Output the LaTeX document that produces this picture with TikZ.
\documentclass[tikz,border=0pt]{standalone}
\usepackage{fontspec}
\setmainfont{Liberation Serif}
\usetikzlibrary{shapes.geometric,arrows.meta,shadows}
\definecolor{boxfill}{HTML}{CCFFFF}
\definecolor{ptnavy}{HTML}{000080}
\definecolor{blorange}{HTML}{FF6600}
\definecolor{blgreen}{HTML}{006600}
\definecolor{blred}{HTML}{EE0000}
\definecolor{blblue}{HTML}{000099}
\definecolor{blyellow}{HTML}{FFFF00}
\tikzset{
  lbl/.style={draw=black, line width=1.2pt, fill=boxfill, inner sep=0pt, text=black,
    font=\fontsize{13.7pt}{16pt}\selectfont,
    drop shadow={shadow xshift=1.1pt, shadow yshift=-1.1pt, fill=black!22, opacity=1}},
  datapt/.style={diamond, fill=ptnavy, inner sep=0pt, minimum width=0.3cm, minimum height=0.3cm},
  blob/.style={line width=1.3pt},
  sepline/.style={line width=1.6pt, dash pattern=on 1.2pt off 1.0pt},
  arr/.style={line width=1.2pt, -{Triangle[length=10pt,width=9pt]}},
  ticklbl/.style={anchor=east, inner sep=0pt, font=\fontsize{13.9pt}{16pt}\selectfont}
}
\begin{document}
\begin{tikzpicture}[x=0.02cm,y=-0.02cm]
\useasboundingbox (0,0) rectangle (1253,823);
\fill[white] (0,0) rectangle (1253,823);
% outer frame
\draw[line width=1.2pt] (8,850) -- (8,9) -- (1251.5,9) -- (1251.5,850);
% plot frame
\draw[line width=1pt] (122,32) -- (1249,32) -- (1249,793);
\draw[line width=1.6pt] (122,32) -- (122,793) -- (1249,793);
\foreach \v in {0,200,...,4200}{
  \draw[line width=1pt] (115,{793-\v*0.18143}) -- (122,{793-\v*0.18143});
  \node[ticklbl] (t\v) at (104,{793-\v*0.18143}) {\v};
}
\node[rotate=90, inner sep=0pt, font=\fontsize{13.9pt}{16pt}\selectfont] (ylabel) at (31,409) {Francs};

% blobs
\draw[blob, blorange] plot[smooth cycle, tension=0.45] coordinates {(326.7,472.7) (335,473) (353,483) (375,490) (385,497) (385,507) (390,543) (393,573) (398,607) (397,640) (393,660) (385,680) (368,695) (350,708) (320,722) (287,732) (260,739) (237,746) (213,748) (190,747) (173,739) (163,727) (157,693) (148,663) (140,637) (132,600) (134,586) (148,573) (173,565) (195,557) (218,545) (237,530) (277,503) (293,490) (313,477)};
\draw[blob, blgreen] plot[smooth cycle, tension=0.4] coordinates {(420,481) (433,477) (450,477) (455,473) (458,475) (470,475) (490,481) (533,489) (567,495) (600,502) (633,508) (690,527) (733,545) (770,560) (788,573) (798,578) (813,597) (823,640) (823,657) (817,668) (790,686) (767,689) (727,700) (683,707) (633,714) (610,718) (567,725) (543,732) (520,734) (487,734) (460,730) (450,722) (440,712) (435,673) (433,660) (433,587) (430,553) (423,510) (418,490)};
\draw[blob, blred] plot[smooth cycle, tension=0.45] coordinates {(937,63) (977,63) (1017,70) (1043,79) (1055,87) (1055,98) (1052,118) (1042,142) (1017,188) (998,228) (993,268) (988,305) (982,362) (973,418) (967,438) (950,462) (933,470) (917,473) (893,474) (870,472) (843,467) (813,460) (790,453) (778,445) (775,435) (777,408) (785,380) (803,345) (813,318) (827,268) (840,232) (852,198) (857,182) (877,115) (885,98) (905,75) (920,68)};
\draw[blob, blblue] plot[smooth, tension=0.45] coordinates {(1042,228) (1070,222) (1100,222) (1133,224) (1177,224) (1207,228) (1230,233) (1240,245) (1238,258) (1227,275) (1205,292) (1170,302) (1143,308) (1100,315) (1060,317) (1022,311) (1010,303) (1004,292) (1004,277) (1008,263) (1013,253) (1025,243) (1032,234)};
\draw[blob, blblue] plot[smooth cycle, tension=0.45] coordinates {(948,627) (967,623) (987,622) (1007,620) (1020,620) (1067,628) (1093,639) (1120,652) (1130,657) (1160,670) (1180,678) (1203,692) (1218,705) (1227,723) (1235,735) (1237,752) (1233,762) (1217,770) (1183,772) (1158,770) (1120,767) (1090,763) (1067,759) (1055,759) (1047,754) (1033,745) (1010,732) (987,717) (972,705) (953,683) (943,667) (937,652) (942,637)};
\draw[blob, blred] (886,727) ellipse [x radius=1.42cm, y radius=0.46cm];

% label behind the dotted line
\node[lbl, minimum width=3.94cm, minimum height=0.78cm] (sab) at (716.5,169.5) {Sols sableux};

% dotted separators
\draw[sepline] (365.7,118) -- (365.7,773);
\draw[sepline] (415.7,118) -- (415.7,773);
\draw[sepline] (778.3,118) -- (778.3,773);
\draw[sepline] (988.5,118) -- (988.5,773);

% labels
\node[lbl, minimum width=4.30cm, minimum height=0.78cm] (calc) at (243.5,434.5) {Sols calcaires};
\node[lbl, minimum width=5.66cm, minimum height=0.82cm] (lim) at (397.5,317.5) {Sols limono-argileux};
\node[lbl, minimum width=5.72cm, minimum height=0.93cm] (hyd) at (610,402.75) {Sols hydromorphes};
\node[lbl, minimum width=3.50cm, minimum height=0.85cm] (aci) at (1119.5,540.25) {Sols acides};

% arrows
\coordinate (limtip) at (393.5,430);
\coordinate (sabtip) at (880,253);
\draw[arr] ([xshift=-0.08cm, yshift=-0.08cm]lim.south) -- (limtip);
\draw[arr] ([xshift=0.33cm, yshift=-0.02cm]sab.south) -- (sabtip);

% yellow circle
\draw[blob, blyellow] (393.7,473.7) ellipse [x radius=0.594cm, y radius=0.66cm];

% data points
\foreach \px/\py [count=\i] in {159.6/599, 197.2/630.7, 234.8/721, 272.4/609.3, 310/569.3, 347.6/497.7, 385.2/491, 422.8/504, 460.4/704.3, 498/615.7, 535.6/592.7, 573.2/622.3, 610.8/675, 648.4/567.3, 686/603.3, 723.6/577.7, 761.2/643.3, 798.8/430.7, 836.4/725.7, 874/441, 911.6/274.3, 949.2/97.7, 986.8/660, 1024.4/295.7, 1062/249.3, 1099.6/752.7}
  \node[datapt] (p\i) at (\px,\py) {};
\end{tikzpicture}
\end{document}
---
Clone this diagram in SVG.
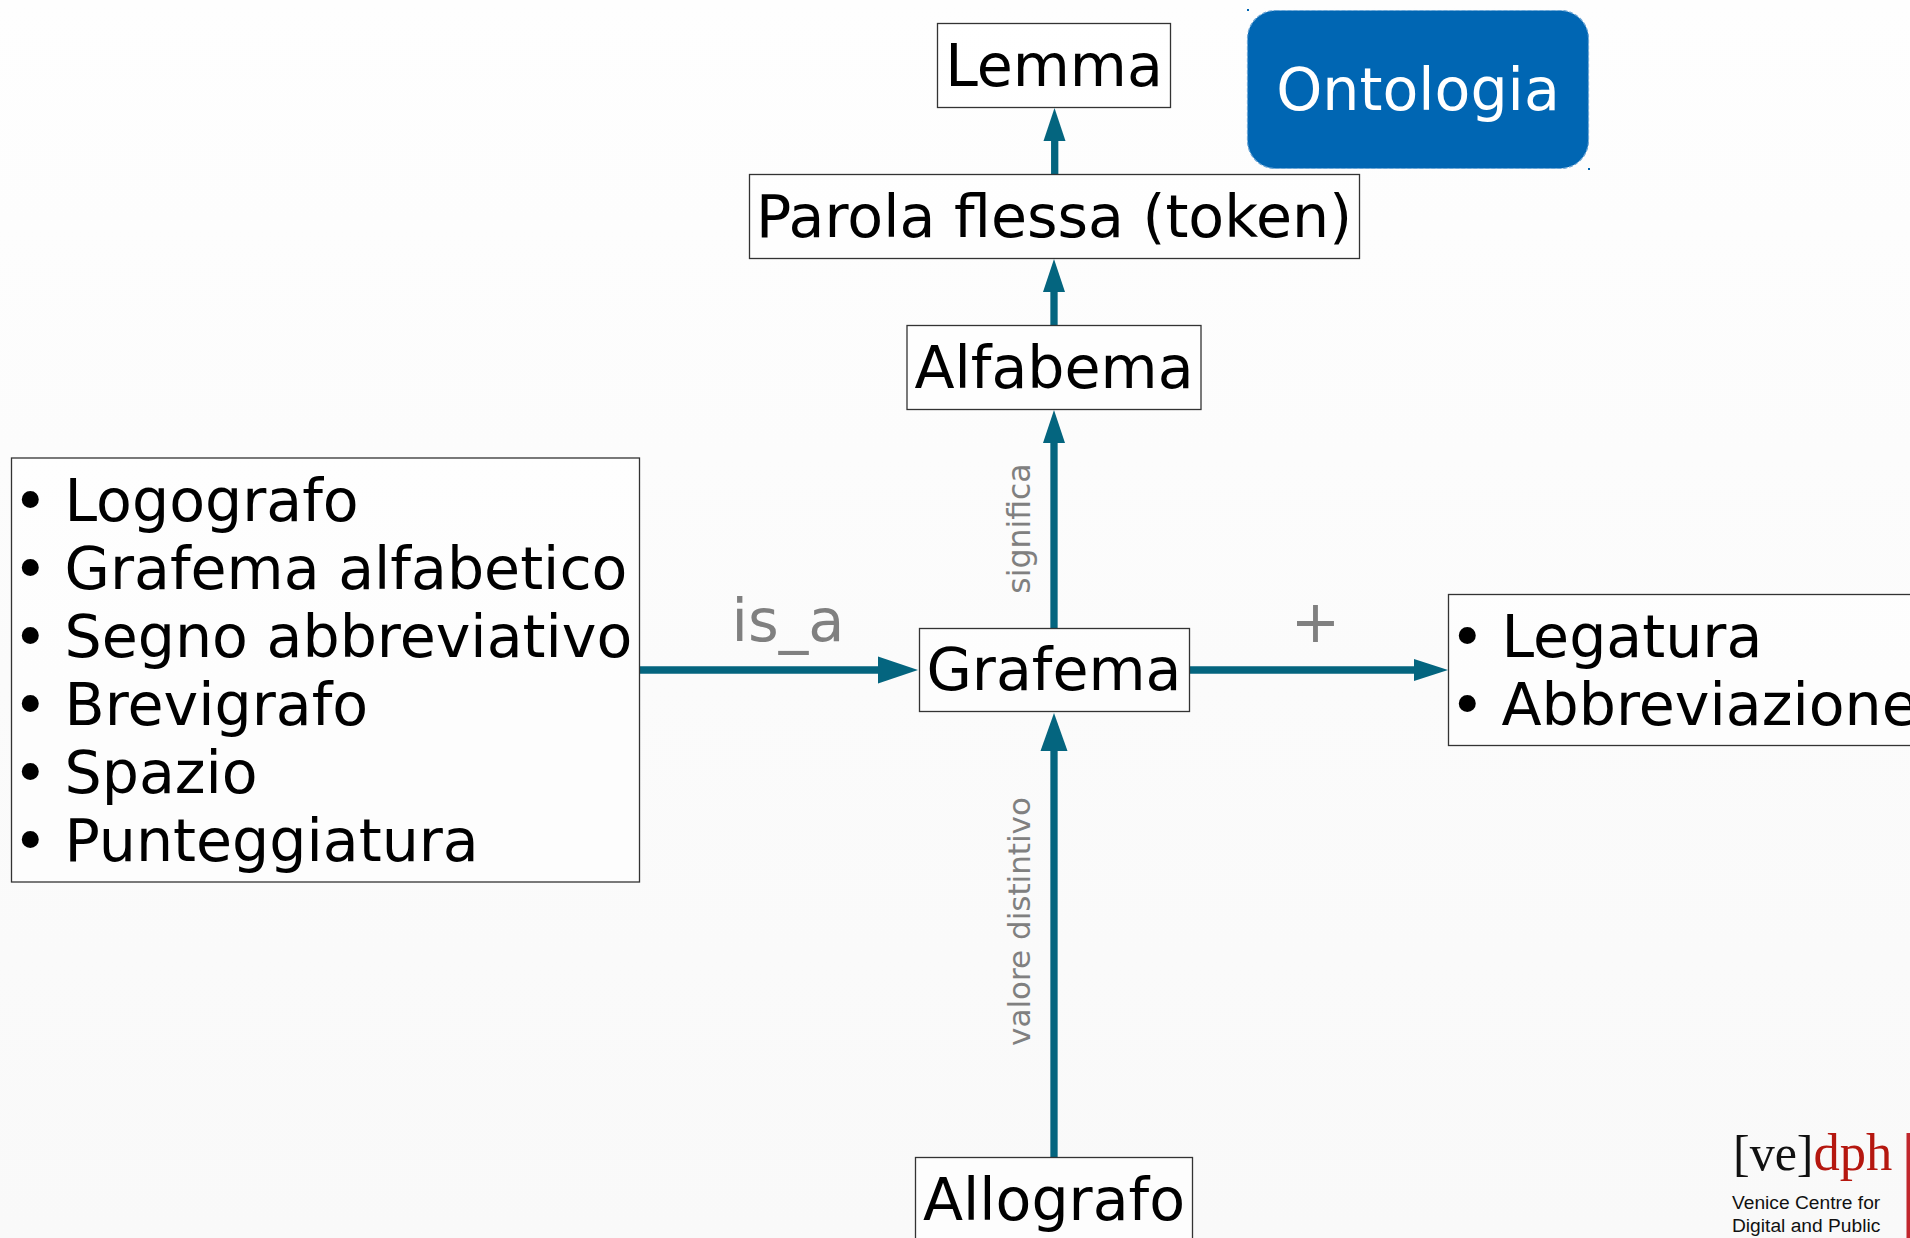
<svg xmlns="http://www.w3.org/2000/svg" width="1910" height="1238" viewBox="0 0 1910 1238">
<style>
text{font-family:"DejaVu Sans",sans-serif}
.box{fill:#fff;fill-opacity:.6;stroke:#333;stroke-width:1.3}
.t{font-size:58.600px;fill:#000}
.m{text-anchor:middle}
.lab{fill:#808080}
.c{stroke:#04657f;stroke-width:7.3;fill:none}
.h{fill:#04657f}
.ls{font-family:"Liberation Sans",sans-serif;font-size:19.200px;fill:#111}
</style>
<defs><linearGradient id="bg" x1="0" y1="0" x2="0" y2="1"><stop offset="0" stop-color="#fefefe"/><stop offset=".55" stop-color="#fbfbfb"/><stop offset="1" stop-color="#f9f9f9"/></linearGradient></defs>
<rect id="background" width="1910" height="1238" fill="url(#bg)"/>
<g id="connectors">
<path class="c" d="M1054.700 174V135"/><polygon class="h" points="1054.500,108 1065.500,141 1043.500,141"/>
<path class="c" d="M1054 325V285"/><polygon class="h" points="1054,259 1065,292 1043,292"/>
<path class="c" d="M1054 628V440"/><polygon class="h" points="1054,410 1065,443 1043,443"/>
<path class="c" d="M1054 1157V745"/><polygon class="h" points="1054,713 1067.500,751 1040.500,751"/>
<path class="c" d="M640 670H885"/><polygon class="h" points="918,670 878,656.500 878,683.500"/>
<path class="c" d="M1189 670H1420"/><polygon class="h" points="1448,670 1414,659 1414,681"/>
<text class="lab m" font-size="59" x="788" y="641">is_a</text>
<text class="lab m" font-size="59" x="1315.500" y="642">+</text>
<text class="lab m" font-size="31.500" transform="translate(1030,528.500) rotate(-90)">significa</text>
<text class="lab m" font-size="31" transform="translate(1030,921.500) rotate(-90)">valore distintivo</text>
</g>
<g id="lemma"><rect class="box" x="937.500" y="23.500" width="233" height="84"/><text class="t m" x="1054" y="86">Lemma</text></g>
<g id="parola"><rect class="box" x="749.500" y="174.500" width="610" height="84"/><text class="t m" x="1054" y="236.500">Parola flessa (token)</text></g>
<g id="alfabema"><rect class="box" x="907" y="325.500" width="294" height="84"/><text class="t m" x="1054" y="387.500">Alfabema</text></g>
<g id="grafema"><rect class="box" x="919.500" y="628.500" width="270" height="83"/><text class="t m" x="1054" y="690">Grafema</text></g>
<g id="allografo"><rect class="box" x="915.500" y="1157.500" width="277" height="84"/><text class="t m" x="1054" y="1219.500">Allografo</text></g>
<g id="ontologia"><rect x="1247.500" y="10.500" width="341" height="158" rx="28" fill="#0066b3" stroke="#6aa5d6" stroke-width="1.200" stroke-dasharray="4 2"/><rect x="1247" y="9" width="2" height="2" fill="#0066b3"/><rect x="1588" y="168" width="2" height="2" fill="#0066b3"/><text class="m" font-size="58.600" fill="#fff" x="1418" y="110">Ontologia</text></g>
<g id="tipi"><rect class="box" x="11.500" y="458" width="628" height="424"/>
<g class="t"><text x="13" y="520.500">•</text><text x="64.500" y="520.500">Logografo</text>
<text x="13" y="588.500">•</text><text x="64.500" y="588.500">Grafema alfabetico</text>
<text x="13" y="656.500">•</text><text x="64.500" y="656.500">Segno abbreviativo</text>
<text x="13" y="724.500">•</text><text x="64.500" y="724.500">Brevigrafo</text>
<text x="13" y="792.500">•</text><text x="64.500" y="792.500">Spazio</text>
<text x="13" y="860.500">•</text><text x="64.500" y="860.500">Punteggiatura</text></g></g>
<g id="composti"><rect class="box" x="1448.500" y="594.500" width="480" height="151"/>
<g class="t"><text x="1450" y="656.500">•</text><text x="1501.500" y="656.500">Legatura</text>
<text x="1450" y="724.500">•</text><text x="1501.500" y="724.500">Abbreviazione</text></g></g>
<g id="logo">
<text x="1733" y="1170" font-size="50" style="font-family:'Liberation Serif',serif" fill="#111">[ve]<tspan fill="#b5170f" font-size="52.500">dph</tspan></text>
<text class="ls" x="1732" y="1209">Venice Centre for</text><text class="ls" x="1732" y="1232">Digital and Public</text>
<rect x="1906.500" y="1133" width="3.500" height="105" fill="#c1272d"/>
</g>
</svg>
--
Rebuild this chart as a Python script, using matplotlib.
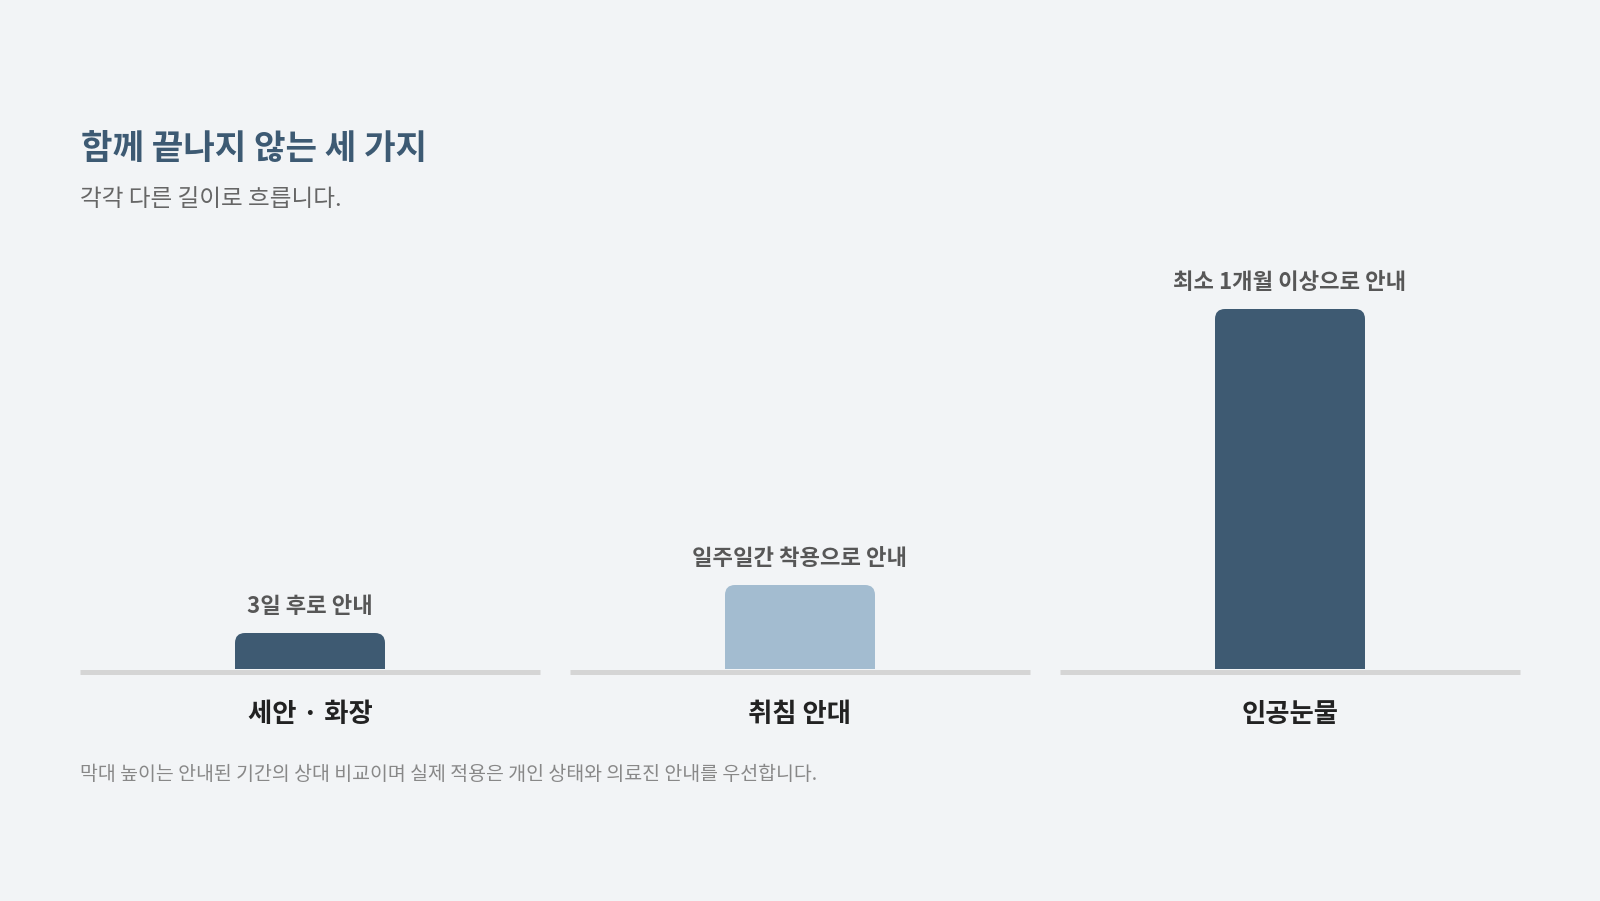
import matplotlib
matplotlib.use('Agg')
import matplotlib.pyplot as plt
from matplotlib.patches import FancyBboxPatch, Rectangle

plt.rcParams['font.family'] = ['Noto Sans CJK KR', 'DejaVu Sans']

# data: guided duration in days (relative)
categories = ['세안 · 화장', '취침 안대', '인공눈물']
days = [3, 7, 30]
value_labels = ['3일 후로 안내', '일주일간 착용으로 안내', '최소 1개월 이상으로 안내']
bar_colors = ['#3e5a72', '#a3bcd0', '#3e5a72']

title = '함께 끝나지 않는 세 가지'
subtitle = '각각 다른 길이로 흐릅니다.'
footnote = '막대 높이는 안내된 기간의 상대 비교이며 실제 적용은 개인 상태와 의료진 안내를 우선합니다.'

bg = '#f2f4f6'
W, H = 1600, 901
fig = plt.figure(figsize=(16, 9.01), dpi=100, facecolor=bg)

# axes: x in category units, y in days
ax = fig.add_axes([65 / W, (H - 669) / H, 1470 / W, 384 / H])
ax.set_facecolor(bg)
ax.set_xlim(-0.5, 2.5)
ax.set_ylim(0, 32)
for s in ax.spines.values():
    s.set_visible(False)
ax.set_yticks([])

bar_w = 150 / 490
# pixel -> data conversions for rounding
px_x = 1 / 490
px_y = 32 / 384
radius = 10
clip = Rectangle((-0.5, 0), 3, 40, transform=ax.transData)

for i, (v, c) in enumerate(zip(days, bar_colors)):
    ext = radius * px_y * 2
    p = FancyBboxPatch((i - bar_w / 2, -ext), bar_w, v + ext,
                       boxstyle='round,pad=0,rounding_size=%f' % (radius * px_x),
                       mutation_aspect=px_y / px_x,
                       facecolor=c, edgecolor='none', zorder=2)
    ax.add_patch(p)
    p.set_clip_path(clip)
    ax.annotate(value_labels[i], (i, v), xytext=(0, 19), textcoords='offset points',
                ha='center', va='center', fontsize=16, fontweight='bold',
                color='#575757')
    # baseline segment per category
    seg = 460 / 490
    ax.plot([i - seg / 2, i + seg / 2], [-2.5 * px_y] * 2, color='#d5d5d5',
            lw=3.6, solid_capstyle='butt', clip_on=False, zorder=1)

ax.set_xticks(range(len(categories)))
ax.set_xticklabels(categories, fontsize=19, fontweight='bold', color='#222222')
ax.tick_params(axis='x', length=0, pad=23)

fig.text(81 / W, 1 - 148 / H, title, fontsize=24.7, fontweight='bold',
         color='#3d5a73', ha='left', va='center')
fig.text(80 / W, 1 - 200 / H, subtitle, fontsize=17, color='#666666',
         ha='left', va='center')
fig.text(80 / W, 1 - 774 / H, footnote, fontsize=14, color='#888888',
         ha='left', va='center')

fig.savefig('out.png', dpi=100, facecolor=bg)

--- Exercise brief ---
Start at the line containing "Rebuild this chart" and stop at the line containing "plt.rcParams['font.family'] = ['Noto"; transcribe those lines exactly, skipping pictures.

--- Response to this exercise ---
Rebuild this chart as a Python script, using matplotlib.
import matplotlib
matplotlib.use('Agg')
import matplotlib.pyplot as plt
from matplotlib.patches import FancyBboxPatch, Rectangle

plt.rcParams['font.family'] = ['Noto Sans CJK KR', 'DejaVu Sans']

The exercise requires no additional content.